Brave Season ditches the album game with its new ‘Single Series’

How Brave Season’s singer whittled his band down to the basics

One man, one band … sometimes.

One man, one band … sometimes.

PHOTO BY JON HERMISON

Check out Brave Season at 7 p.m. Friday, February 26, at Cafe Colonial, 3520 Stockton Boulevard. Tickets are $8. Learn more at www.facebook.com/braveseason or listen to the Single Series at http://braveseason.bandcamp.com.

Elmer Martinez has some issues with his band’s debut full record.
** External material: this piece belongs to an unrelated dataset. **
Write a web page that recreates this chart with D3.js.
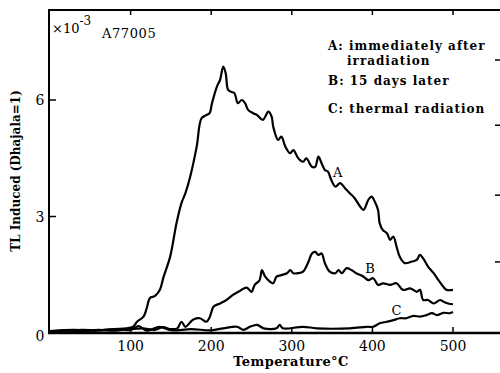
<!DOCTYPE html>
<html><head><meta charset="utf-8">
<script src="https://cdn.jsdelivr.net/npm/d3@7"></script>
<style>
body{margin:0;background:#fff;}
svg text{font-family:"DejaVu Serif",serif;fill:#000;}
</style></head>
<body><svg id="c" width="500" height="373"></svg>
<script>
// Temperature (°C), TL induced (×10^-3)
const curveA = [[0,0.05],[20,0.06],[40,0.08],[60,0.07],[80,0.1],[95,0.12],[103,0.16],[108,0.29],[116,0.42],[120,0.64],[124,0.9],[130,0.95],[136,1.1],[141,1.45],[149,1.96],[157,2.83],[163,3.34],[168,3.6],[174,4.03],[182,4.8],[188,5.53],[194,5.61],[198,5.66],[201,5.92],[207,6.34],[211,6.52],[215,6.86],[218,6.69],[221,6.26],[225,6.21],[229,6.17],[233,5.92],[238,6.0],[242,5.92],[246,5.74],[252,5.66],[257,5.61],[264,5.49],[271,5.7],[275,5.57],[277,5.31],[283,4.97],[287,5.06],[292,4.8],[298,4.63],[302,4.71],[308,4.5],[314,4.41],[318,4.5],[325,4.28],[329,4.28],[333,4.54],[337,4.37],[341,4.2],[345,4.15],[349,3.94],[354,3.77],[360,3.86],[366,3.73],[372,3.6],[378,3.47],[385,3.25],[389,3.17],[395,3.43],[399,3.51],[403,3.38],[407,3.17],[409,2.83],[413,2.65],[418,2.57],[422,2.4],[426,2.48],[430,2.22],[434,1.96],[440,1.8],[449,1.84],[455,1.88],[459,2.01],[463,1.92],[469,1.71],[476,1.54],[482,1.36],[488,1.19],[492,1.11],[500,1.11]];
const curveB = [[0,0.04],[20,0.06],[40,0.05],[60,0.08],[80,0.06],[100,0.1],[115,0.12],[130,0.08],[140,0.15],[150,0.1],[158,0.12],[163,0.29],[168,0.16],[175,0.3],[178,0.35],[186,0.38],[194,0.29],[198,0.4],[203,0.68],[211,0.76],[219,0.85],[227,0.98],[236,1.09],[244,1.17],[250,1.06],[254,1.24],[260,1.36],[263,1.62],[267,1.45],[273,1.32],[277,1.28],[281,1.45],[287,1.49],[294,1.54],[298,1.62],[302,1.54],[308,1.54],[314,1.58],[320,1.8],[325,2.05],[329,2.09],[333,2.01],[337,2.05],[341,1.8],[347,1.58],[354,1.54],[358,1.62],[362,1.54],[368,1.67],[374,1.62],[380,1.54],[389,1.45],[395,1.36],[401,1.41],[407,1.24],[413,1.28],[422,1.24],[430,1.28],[438,1.11],[447,1.15],[455,1.06],[459,1.11],[463,0.85],[469,0.85],[476,0.76],[484,0.85],[488,0.81],[494,0.76],[500,0.74]];
const curveC = [[0,0.05],[30,0.08],[55,0.06],[80,0.1],[100,0.08],[110,0.18],[120,0.06],[136,0.16],[150,0.07],[175,0.1],[200,0.07],[215,0.12],[232,0.16],[240,0.08],[248,0.16],[257,0.21],[265,0.12],[281,0.12],[285,0.21],[289,0.12],[314,0.16],[331,0.12],[372,0.12],[393,0.16],[401,0.16],[409,0.25],[418,0.29],[426,0.33],[434,0.38],[442,0.38],[451,0.44],[459,0.42],[467,0.46],[474,0.51],[480,0.46],[488,0.52],[496,0.51],[500,0.54]];
const xTicks = [100,200,300,400,500];
const yTicks = [0,3,6];
const rightTicks = [7.03,5.35,3.55,1.83];
const curveLabels = ["A","B","C"];
const curveLabelAt = [[357,4.02],[397,1.55],[430,0.46]];
const legendLines = ["A: immediately after","irradiation","B: 15 days later","C: thermal radiation"];

const svg = d3.select("#c");
const x = d3.scaleLinear().domain([0,500]).range([50,453]);
const y = d3.scaleLinear().domain([0,6]).range([333,100]);

// frame lines
svg.append("line").attr("x1",49).attr("x2",49).attr("y1",10).attr("y2",334).attr("stroke","#000").attr("stroke-width",2);
svg.append("line").attr("x1",48).attr("x2",500).attr("y1",10).attr("y2",10).attr("stroke","#000").attr("stroke-width",2);
svg.append("line").attr("x1",48).attr("x2",500).attr("y1",y(0)).attr("y2",y(0)).attr("stroke","#000").attr("stroke-width",2.5);

// top ticks
svg.selectAll(".tt").data(xTicks).join("line").attr("x1",d=>x(d)).attr("x2",d=>x(d)).attr("y1",10).attr("y2",15).attr("stroke","#000").attr("stroke-width",1.5);
// bottom ticks
svg.selectAll(".bt").data(xTicks).join("line").attr("x1",d=>x(d)).attr("x2",d=>x(d)).attr("y1",y(0)).attr("y2",y(0)-6).attr("stroke","#000").attr("stroke-width",1.5);
// left ticks
svg.selectAll(".lt").data(yTicks.filter(d=>d>0)).join("line").attr("x1",49).attr("x2",56).attr("y1",d=>y(d)).attr("y2",d=>y(d)).attr("stroke","#000").attr("stroke-width",1.5);
// right edge ticks (partial right axis)
svg.selectAll(".rt").data(rightTicks).join("line").attr("x1",495).attr("x2",500).attr("y1",d=>y(d)).attr("y2",d=>y(d)).attr("stroke","#000").attr("stroke-width",1.5);

// tick labels
svg.selectAll(".xl").data(xTicks).join("text").attr("x",d=>x(d)).attr("y",y(0)+18).attr("text-anchor","middle").attr("font-size",14).text(d=>d);
svg.selectAll(".yl").data(yTicks).join("text").attr("x",40).attr("y",d=>y(d)+5+(d===0?3:0)).attr("text-anchor","middle").attr("font-size",14).text(d=>d);

// curves
const line = d3.line().x(d=>x(d[0])).y(d=>y(d[1])).curve(d3.curveCatmullRom.alpha(0.5));
[curveA,curveB,curveC].forEach(c=>{
  svg.append("path").attr("d",line(c)).attr("fill","none").attr("stroke","#000").attr("stroke-width",2.2).attr("stroke-linejoin","round");
});

// curve labels
svg.selectAll(".cl").data(curveLabels).join("text").attr("x",(d,i)=>x(curveLabelAt[i][0])).attr("y",(d,i)=>y(curveLabelAt[i][1])).attr("text-anchor","middle").attr("font-size",13).text(d=>d);

// ×10^-3 and sample id
const mult = svg.append("text").attr("x",52).attr("y",33).attr("font-size",13);
mult.append("tspan").text("×10");
mult.append("tspan").attr("dy",-8).attr("font-size",12).text("-3");
svg.append("text").attr("x",102).attr("y",38).attr("font-size",13).attr("letter-spacing",0.6).text("A77005");

// legend
const legX = [328,347,328,328];
const legY = [50,65,85,113];
svg.selectAll(".lg").data(legendLines).join("text").attr("x",(d,i)=>legX[i]).attr("y",(d,i)=>legY[i]).attr("font-size",12).attr("font-weight","bold").attr("letter-spacing",1).text(d=>d);

// axis titles
svg.append("text").attr("x",291).attr("y",366).attr("text-anchor","middle").attr("font-size",13).attr("font-weight","bold").attr("letter-spacing",0.4).text("Temperature°C");
svg.append("text").attr("transform","translate(20,171) rotate(-90)").attr("text-anchor","middle").attr("font-size",12).attr("font-weight","bold").text("TL Induced (Dhajala=1)");
</script></body></html>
Brave Season’s album, On Long Distance and the Ties That Held Us Together, a blend of emo, punk and math rock, was released last June. But the songs were written more than a year earlier. Because the music Martinez writes is so deeply personal and emotive, he says, that felt like a really long time for fans to wait to hear his art.

“I was in a different part of my life when I wrote those songs,” Martinez explains now. “We had been working on those songs for a year in one form or another. A lot of those things just kind of passed. Now I’m writing stuff that’s freshly happening to me.”

Lately, he’s taken a totally new approach to getting his music out. In November Martinez launched a “Singles Series” with two songs on Bandcamp. The next single will drop March 25.

Martinez says he likes the immediacy that the series offers him.

“I’m playing these songs fresh. I won’t have to wait for myself to get completely over it,” he says.

The series also addresses another problem Martinez says he had with the full-length. With On Long Distance, he says, the band members were pulling the record into different directions musically.

Ultimately, Martinez says, the record lacked a cohesive sound. That’s less important with the single series because each release only features two or three songs.

“I view the album more as a demo because it’s disjointed. I want the songs to fit together and to flow into each other,” Martinez says. “The Singles Series is very much about experimentation.”

For now, he adds, he’s holding off on making another full-length record.

“A good album is just a very cool work of art. I guess I’m not ready,” he says. “I haven’t found my voice just yet that I want to build an album on.”

There’s another reason Martinez has gone the singles route. When the LP was recorded, Brave Season was a band with consistent members, but now it’s just him, and whoever he can get to play with him. Martinez has always been the primary songwriter, but says in the past his band members were always trying to push the group in a more math, post-rock direction, while Martinez wanted to give the music a more subtle and pop-oriented sound.

Now, the series has inadvertently turned into Martinez experimenting not just stylistically, but with different lineups based off of the availability of his musicians.

“I am the band,” Martinez says. “It’s not a permanent band, it’s like friends that play with me. I can never keep anyone long enough.”

Martinez says he misses the collaborative nature of a full-time band but going it alone also has its benefits. “I’m learning to trust in my own abilities instead of relying on my bandmates.”

This all seems to be part of the plan anyway. One of the things that irked Martinez while recording the album was how little else the group was able to do during the process. Everything else got put on hold while the band did its best to fine tune one record.

With the series, he says, he intends to release approximately four-to-five singles this year. That way he can get fans new music all throughout the year, not just once.

“I hate when bands put out one album a year and they don’t do anything else,” he says. “I just want to put new songs out every few months so that people keep interested.”